First Impressions on Windows XP
I was browsing sites for a while using IE on my OLD Windows XP laptop (bought it from one of off-lease shops), and thought I'd give this a try. It's a Centrino 1.5 GHz with either 512 MB or 1 gig of RAM, can't recall.
It's fast, seems faster than IE on the same machine. Pages do load snappier.
I do like the native Windows look far better than the "a bit of Mac on Windows" look. I know that might have been a fond reminder for us Mac folks, but it's just plain annoying for everyone else, and it suggested that Apple merely ported a lot of their own UI code to run on Windows instead of rewriting their code to use native Windows APIs.

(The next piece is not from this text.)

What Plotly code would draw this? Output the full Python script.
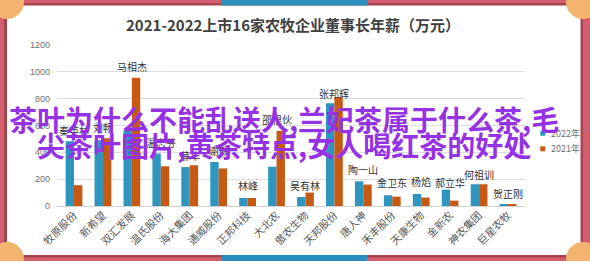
import plotly.graph_objects as go

categories = ["牧原股份", "新希望", "双汇发展", "温氏股份", "海大集团", "通威股份", "正邦科技", "大北农",
              "傲农生物", "天邦股份", "唐人神", "禾丰股份", "天康生物", "金新农", "神农集团", "巨星农牧"]
chairmen = ["秦英林", "刘畅", "马相杰", "温志芬", "薛华", "谢毅", "林峰", "邵根伙",
            "吴有林", "张邦辉", "陶一山", "金卫东", "杨焰", "郝立华", "何祖训", "贺正刚"]
salary_2022 = [483, 490, 563, 391, 290, 328, 60, 293, 67, 765, 184, 80, 90, 122, 162, 10]
salary_2021 = [155, 505, 956, 296, 304, 280, 60, 560, 100, 812, 160, 70, 63, 40, 162, 10]
series_names = ["2022年", "2021年"]
y_ticks = [0, 200, 400, 600, 800, 1000, 1200]
title_text = "2021-2022上市16家农牧企业董事长年薪（万元）"
overlay_lines = ["茶叶为什么不能乱送人,兰妃茶属于什么茶,毛", "尖茶叶图片,黄茶特点,女人喝红茶的好处"]

# style
label_yshift = [11, 11, 11, 11, 10, 11, 12, 11, 7, 4, 12, 13, 12, 7, 10, 11]
C22 = "#2E96BE"
C21 = "#C65A12"
PINK = "#D25F6E"
DARK = "#A9434F"
BLUE = "#2B8FBE"
CORNER = "#F2B46E"
W, H = 590, 261
L, R, T, B = 57, 65, 45, 55
PW, PH = W - L - R, H - T - B


def px(x):
    return (x - L) / PW


def py(y):
    return (H - B - y) / PH


fig = go.Figure()
fig.add_trace(go.Bar(x=categories, y=salary_2022, name=series_names[0], marker_color=C22,
                     marker_line_width=0))
fig.add_trace(go.Bar(x=categories, y=salary_2021, name=series_names[1], marker_color=C21,
                     marker_line_width=0))

shapes = []


def rect(x0, y0, x1, y1, color):
    shapes.append(dict(type="rect", xref="paper", yref="paper", x0=px(x0), x1=px(x1),
                       y0=py(y1), y1=py(y0), fillcolor=color, line_width=0, layer="below"))


rect(4, 3, 583, 257.5, DARK)
rect(7, 5.5, 580.5, 255, "white")
rect(222, 0, 368, 5.5, BLUE)
rect(222, 255, 367, 261, BLUE)
for cx, cy in [(7, 2), (583, 2), (7, 259), (583, 259)]:
    r = 17
    shapes.append(dict(type="circle", xref="paper", yref="paper", x0=px(cx - r), x1=px(cx + r),
                       y0=py(cy + r), y1=py(cy - r), fillcolor=CORNER, line_width=0, layer="above"))

# legend squares
for i, (col, yc) in enumerate([(C22, 133.3), (C21, 148.8)]):
    rect(540.3, yc - 2.5, 545.3, yc + 2.5, col)

annotations = []
annotations.append(dict(text="<b>" + title_text + "</b>", xref="paper", yref="paper", x=px(293), y=py(24.5),
                        showarrow=False, xanchor="center", yanchor="middle",
                        font=dict(family="Noto Sans CJK SC", size=15, color="#404040")))
for name, yc in zip(series_names, [133.3, 148.8]):
    annotations.append(dict(text=name, xref="paper", yref="paper", x=px(549), y=py(yc), showarrow=False,
                            xanchor="left", yanchor="middle",
                            font=dict(family="Noto Sans CJK SC", size=9, color="#707070")))
for cat, name, a, b, dy in zip(categories, chairmen, salary_2022, salary_2021, label_yshift):
    annotations.append(dict(text=name, x=cat, y=max(a, b), xref="x", yref="y", showarrow=False,
                            yanchor="middle", yshift=dy, xanchor="center",
                            font=dict(family="Noto Sans CJK SC", size=10, color="#333333")))
for line, yc in zip(overlay_lines, [119, 145]):
    annotations.append(dict(text="<b>" + line + "</b>", xref="paper", yref="paper", x=px(284), y=py(yc),
                            showarrow=False, xanchor="center", yanchor="middle",
                            font=dict(family="Noto Sans CJK SC", size=28, color="#9632E6")))

fig.update_layout(
    width=W, height=H, margin=dict(l=L, r=R, t=T, b=B, pad=0),
    paper_bgcolor=PINK, plot_bgcolor="rgba(0,0,0,0)",
    barmode="group", bargap=0.42, bargroupgap=0,
    showlegend=False, shapes=shapes, annotations=annotations,
    xaxis=dict(tickangle=-45, tickfont=dict(family="Noto Sans CJK SC", size=10.5, color="#595959"),
               showgrid=False, showline=False, ticks="", fixedrange=True),
    yaxis=dict(range=[0, 1200], tickvals=y_ticks, showgrid=True, gridcolor="#DDDDDD", gridwidth=1,
               zeroline=True, zerolinecolor="#D0D0D0", zerolinewidth=1,
               tickfont=dict(family="Liberation Sans", size=9, color="#707070"), ticks="",
               ticklabelstandoff=6, showline=False),
)
fig.write_html("out.html")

So the "native look" probably has a lot to do with the speed increases, and will probably mean a lot fewer bugs because the Windows APIs are more mature. Plus if Apple wants to be taken seriously in the Windows world, it really does need to try to make its apps blend in instead of sticking out.
However, it is still evident to me that this is a Windows application written by people not used to writing Windows applications. Just as the Mac has a style guide for how a program should "look like a Mac application", Windows has them too, and this app is close, but not quite. Certain fonts seem just a bit too big (the address bar) and some dialogs just don't look right (the "default browser check"). But these are minor quibbles.
What else? The tabs on top is ridiculous, and I hope there's a way to turn it off. I was very disoriented by the lack of a traditional application menu and took a few seconds to figure out where everything was (but that's not just Apple, everyone in Windows-land seems to like doing this -- Windows Media Player drove me INSANE for the same reasons). I do like that pretty much all the menu settings have been condensed into two drop-downs.
I could not, for the life of me, figure out how to turn on the Top Sites browser, or Cover Flow. I searched and searched, then gave up because I had to get to work. I might be missing something obvious, but a good UI shouldn't let that happen.
Am I the only one that thinks that Apple's apparent philosophy of "Cover Flow on EVERYTHING!" is getting a bit tired? It's almost like Apple's written just one application framework (a list browser with Cover Flow) and is trying to apply it to everything imaginable: the Finder, iTunes, iPhoto, Safari, Front Row...
I will definitely continue experimenting with this on my laptop and looking forward to trying it on my Mac too!